Epstein represented a minority position in the country, according to the current case. A majority of states have adopted the “continuous-representation rule”, which permits the statute of limitations to be tolled during the period an attorney continues to represent the client on the matter out of which the alleged legal malpractice arose.  In Stokes-Craven, our Court continued to reject the continuous-representation rule, finding that rule to be problematic because its application may be unclear under some factual scenarios.  Our Court looked to existing appellate court rules to the effect that an appeal acts as an automatic stay as to the judgment in the lower court. In other words, if the claimant appeals the matter in which the alleged malpractice occurred, any basis for the legal malpractice cause of action is stayed while the appeal is pending.
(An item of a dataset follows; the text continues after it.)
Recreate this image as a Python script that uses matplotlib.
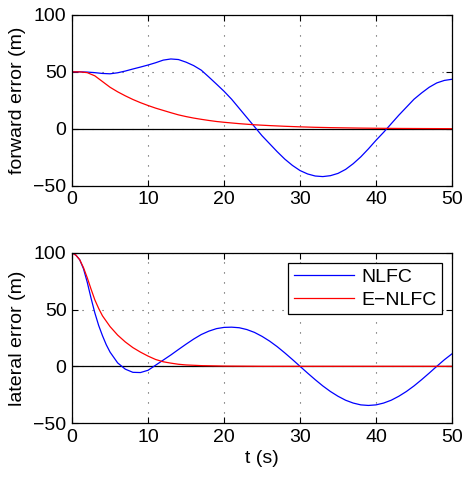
import matplotlib
matplotlib.use("Agg")
import matplotlib.pyplot as plt

plt.rcParams['font.family'] = ['Liberation Sans', 'DejaVu Sans']

# forward error, top panel
t_fwd_nlfc = [0, 1, 2, 3, 4, 5, 6, 7, 8, 9, 10, 11, 12, 13, 14, 15, 16, 17, 18, 19, 20,
              21, 22, 23, 24, 25, 26, 27, 28, 29, 30, 31, 32, 33, 34, 35, 36, 37, 38, 39, 40,
              41, 42, 43, 44, 45, 46, 47, 48, 49, 50]
fwd_nlfc = [50, 50, 49.8, 49.3, 48.6, 48.3, 49.2, 50.7, 52.5, 54.2, 56, 58, 60.3, 61.3, 60.8, 58.5,
            55.5, 51.5, 45.5, 39.3, 33, 26, 18, 10, 2, -6, -13, -20, -26.5, -32, -36.5, -39.5,
            -41.3, -41.8, -41, -39, -35.5, -30.5, -24.5, -17.5, -10, -3, 4.5, 12, 19, 26, 31.5,
            36.5, 40.3, 42.5, 43.5]

t_fwd_enlfc = [0, 1, 2, 3, 4, 5, 6, 7, 8, 9, 10, 11, 12, 13, 14, 15, 16, 17, 18, 19, 20,
               22, 24, 26, 28, 30, 32, 34, 36, 38, 40, 43, 46, 50]
fwd_enlfc = [50, 50, 49.3, 46.5, 41.5, 36.5, 32.5, 29, 25.8, 23, 20.5, 18.2, 16.2, 14.2, 12.3,
             10.8, 9.5, 8.4, 7.4, 6.5, 5.8, 4.6, 3.6, 2.9, 2.3, 1.8, 1.4, 1.1, 0.9, 0.7, 0.55,
             0.4, 0.3, 0.2]

# lateral error, bottom panel
t_lat_nlfc = [0, 0.5, 1, 1.5, 2, 2.5, 3, 3.5, 4, 4.5, 5, 6, 7, 8, 9, 10, 11, 12, 13, 14, 15,
              16, 17, 18, 19, 20, 21, 22, 23, 24, 25, 26, 27, 28, 29, 30, 31, 32, 33, 34, 35,
              36, 37, 38, 39, 40, 41, 42, 43, 44, 45, 46, 47, 48, 49, 50]
lat_nlfc = [100, 98, 94, 86, 74, 60, 47, 36, 27, 19, 12.5, 3, -2.5, -5.3, -5.5, -3.5, 1, 5.5,
            10, 14.8, 19.5, 24, 28, 31, 33.2, 34.3, 34.5, 34, 32.4, 29.9, 26.4, 22.2, 17.3,
            11.8, 6, 0, -6, -11.8, -17.3, -22.2, -26.4, -29.9, -32.4, -34, -34.5, -34, -32.4,
            -29.9, -26.4, -22.2, -17.3, -11.8, -6, 0, 5.8, 11]

t_lat_enlfc = [0, 0.5, 1, 1.5, 2, 2.5, 3, 3.5, 4, 5, 6, 7, 8, 9, 10, 11, 12, 13, 14, 15,
               17, 20, 25, 30, 35, 40, 45, 50]
lat_enlfc = [100, 98, 94, 87, 78, 68, 58.5, 51, 44.5, 35, 27.5, 21.5, 16.5, 12.5, 9, 6, 4,
             2.8, 1.8, 1.2, 0.6, 0.2, 0, 0, 0, 0, 0, 0]

xticks = [0, 10, 20, 30, 40, 50]
yticks = [-50, 0, 50, 100]
fs = 14

fig = plt.figure(figsize=(4.65, 4.78), dpi=100)
ax1 = fig.add_axes([0.155, 0.611, 0.817, 0.358])
ax2 = fig.add_axes([0.155, 0.115, 0.817, 0.356])


def style(ax):
    ax.set_xlim(0, 50)
    ax.set_ylim(-50, 100)
    ax.set_xticks(xticks)
    ax.set_yticks(yticks)
    ax.tick_params(direction='in', top=True, right=True, length=4, width=0.8,
                   labelsize=fs, pad=4)
    ax.grid(True, linestyle=(0, (1, 8)), color='black', linewidth=0.8, alpha=0.7)
    ax.axhline(0, color='black', linewidth=0.9, zorder=1)
    for s in ax.spines.values():
        s.set_linewidth(0.9)


ax1.plot(t_fwd_nlfc, fwd_nlfc, color='blue', linewidth=0.9, label='NLFC')
ax1.plot(t_fwd_enlfc, fwd_enlfc, color='red', linewidth=0.9, label='E\u2212NLFC')
style(ax1)
ax1.set_ylabel('forward error (m)', fontsize=fs, labelpad=5)

ax2.plot(t_lat_nlfc, lat_nlfc, color='blue', linewidth=0.9, label='NLFC')
ax2.plot(t_lat_enlfc, lat_enlfc, color='red', linewidth=0.9, label='E\u2212NLFC')
style(ax2)
ax2.set_ylabel('lateral error (m)', fontsize=fs, labelpad=5)
ax2.set_xlabel('t (s)', fontsize=fs, labelpad=3)

leg = ax2.legend(loc='upper right', fontsize=fs, fancybox=False, framealpha=1,
                 edgecolor='black', handlelength=3.1, borderaxespad=0.5,
                 labelspacing=0.25, handletextpad=0.35, borderpad=0.3)
leg.get_frame().set_linewidth(0.9)

fig.savefig('out.png', dpi=100)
The Court stated that its new bright-line rule is consistent with the discovery rule which states that an action must be commenced within three years of the time a person knew or by the exercise of reasonable diligence should have known that he or she had a cause of action.  A client either knows or should know that a cause of action arises out of the attorney’s alleged malpractice if an appeal is unsuccessful.

Chief Justice Pleicones dissented, stating he would adhere to the discovery rule adopted in Epstein and reverse the trial court’s order granting summary judgment because there are unresolved genuine issues of material fact making that relief inappropriate.